I think that we are in fact constrained by some sort of nature, that we are free to operate but within iterated structures. Though of course a lot turns on how one understands the constraint and the freedom: are we “pinned down” once and for all in the same spot? This is highly unlikely, given a (Nietzschean) view of nature as flux or a (Serresean) view of nature as a viscous, clotting flow. It is important to specify the ontological imagery one endorses: nature or materiality constrains human (and nonhuman) activities but because nature or materiality is not a perfect machine, it and we are never fully analyzable. There is always something that escapes — some dimension of objects, bodies, events, and processes that withdraws (Harman); there are always lines of flight (Deleuze and Guattari). It doesn’t make sense to me to say we are “simply” our materiality — there is nothing simple about materiality, and neither are material forces and flows best figured as determinate and deterministic. The need to be kind and respectful to other bodies will remain, regardless of whether one understands human individuals and groups as embodied minds/souls or as complex materialities.
4. This an elegant book and it really gives itself over to descriptions of how matter moves us as much as anything else. Your description of democracy, I think, gives us up to thinking of the “masses” or dêmos in an innovative way, since how the masses act, seemingly out of the blue (e.g., storming the Bastille), has thrown thinkers of individual free will and so on into fits for centuries. Could you talk about more the way this thinking could inform a look not just at the politics of matter (the way in which objects relate to one another) but also what we normally take politics to be?

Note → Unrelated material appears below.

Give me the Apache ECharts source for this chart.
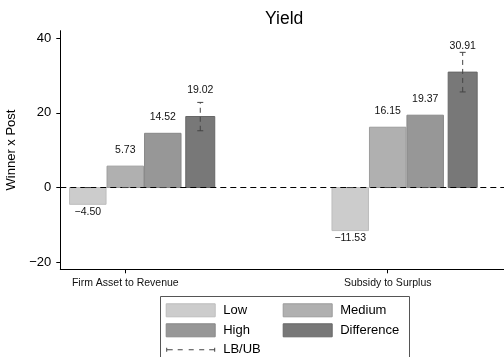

You ask another important and difficult question. Let me begin by saying something “Machiavellian,” i.e., that political effectiveness requires choosing the right action and the right style of action at the right time, and to do this one must be alert to the role of impersonal (fortuna) as well as personal (human intentional) forces at work in “real time.” The political strategy I pursue in order to enhance the prospects for “greener” modes of consumption and production is an indirect one: the story of vibrant matter I tell seeks to induce a greater attentiveness to the active power of things — a power that can impede, collaborate with, or compete with our desire to live better, healthier, even happier lives. Perhaps this new attentiveness will translate into more thoughtful and sustainable public policies. I am not sure that it will, but it is, I think, a possibility worth pursuing for a while. My political strategy is indirect because its target is not the macro-level politics of laws, policy, institutional change but the micro-politics of sensibility-formation.
In the book, I also suggest that a heightened sensitivity to the agency of assemblages could translate into a national politics that was not so focused around a juridical model of moral responsibility, blame, and punishment. The hope is that the desire for scapegoats would be lessened as public recognition of the distributed nature of agency increased, and that politics would take on a less moralistic and a more pragmatic (in Dewey’s sense of problem-solving) cast.